** start Exercise materials **

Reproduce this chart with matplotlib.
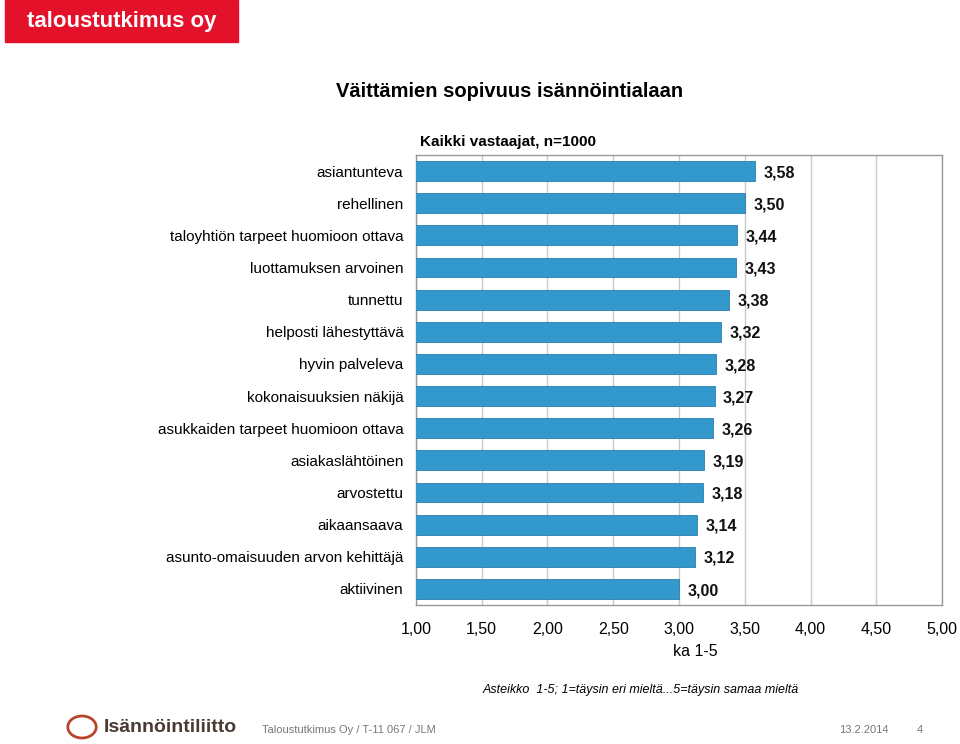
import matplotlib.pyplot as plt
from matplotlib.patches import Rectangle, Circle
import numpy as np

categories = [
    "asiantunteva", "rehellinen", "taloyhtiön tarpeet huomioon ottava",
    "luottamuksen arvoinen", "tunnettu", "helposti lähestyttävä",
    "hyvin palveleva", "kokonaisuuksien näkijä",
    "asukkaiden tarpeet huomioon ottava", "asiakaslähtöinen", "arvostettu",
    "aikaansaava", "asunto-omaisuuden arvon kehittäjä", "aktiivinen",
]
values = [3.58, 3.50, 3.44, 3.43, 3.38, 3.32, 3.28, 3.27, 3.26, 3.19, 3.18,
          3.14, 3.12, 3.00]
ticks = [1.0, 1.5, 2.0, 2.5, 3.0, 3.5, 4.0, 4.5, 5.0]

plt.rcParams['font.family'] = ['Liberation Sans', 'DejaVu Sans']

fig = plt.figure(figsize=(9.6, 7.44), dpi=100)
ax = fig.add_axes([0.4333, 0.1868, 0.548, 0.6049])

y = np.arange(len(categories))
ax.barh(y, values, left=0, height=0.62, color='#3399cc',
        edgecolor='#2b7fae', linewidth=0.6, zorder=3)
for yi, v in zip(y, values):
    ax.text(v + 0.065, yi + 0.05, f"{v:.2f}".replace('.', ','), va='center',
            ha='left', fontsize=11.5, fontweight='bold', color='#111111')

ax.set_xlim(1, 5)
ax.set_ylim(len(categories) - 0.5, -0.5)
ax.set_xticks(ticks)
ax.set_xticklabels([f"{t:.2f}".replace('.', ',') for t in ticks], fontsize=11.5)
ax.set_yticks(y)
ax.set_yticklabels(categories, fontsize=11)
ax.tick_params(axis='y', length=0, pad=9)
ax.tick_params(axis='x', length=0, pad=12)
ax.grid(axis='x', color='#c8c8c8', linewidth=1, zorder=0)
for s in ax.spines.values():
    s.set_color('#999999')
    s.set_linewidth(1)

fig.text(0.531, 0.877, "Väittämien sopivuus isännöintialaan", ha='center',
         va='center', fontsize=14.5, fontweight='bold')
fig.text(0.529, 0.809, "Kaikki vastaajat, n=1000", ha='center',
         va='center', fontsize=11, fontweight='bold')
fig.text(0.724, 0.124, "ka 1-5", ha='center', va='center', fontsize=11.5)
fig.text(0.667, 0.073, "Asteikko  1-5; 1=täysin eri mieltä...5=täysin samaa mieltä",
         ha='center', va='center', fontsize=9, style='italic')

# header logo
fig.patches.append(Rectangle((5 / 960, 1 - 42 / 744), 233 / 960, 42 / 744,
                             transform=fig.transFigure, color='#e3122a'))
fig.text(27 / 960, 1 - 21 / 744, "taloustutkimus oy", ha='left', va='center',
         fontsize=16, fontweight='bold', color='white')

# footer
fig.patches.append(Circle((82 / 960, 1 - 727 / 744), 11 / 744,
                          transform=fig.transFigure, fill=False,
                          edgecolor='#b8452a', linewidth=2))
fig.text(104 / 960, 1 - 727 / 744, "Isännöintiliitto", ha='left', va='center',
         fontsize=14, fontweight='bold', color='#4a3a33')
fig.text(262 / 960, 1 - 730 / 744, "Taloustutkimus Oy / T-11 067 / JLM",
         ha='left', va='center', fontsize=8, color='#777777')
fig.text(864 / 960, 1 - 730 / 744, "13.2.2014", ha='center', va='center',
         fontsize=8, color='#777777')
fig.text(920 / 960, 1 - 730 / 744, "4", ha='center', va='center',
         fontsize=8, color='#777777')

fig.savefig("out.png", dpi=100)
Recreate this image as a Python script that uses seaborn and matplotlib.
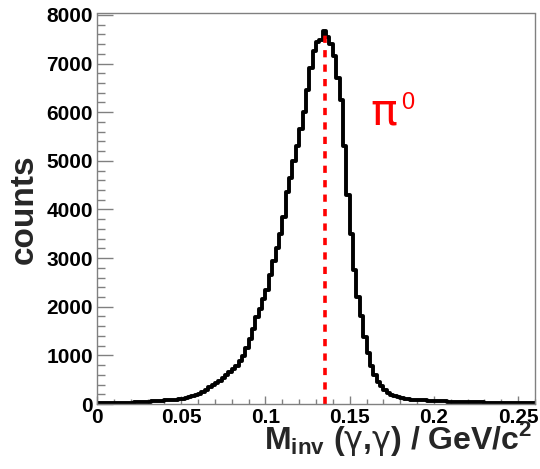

** end Exercise materials **

** Objective **
Up to and including the line containing "ha='left', fontsize=11.5, fontweight='bold', color='#111111')", quote each line of the entries above from the very first, please, exactly and without images.

** Exercise result **
Reproduce this chart with matplotlib.
import matplotlib.pyplot as plt
from matplotlib.patches import Rectangle, Circle
import numpy as np

categories = [
    "asiantunteva", "rehellinen", "taloyhtiön tarpeet huomioon ottava",
    "luottamuksen arvoinen", "tunnettu", "helposti lähestyttävä",
    "hyvin palveleva", "kokonaisuuksien näkijä",
    "asukkaiden tarpeet huomioon ottava", "asiakaslähtöinen", "arvostettu",
    "aikaansaava", "asunto-omaisuuden arvon kehittäjä", "aktiivinen",
]
values = [3.58, 3.50, 3.44, 3.43, 3.38, 3.32, 3.28, 3.27, 3.26, 3.19, 3.18,
          3.14, 3.12, 3.00]
ticks = [1.0, 1.5, 2.0, 2.5, 3.0, 3.5, 4.0, 4.5, 5.0]

plt.rcParams['font.family'] = ['Liberation Sans', 'DejaVu Sans']

fig = plt.figure(figsize=(9.6, 7.44), dpi=100)
ax = fig.add_axes([0.4333, 0.1868, 0.548, 0.6049])

y = np.arange(len(categories))
ax.barh(y, values, left=0, height=0.62, color='#3399cc',
        edgecolor='#2b7fae', linewidth=0.6, zorder=3)
for yi, v in zip(y, values):
    ax.text(v + 0.065, yi + 0.05, f"{v:.2f}".replace('.', ','), va='center',
            ha='left', fontsize=11.5, fontweight='bold', color='#111111')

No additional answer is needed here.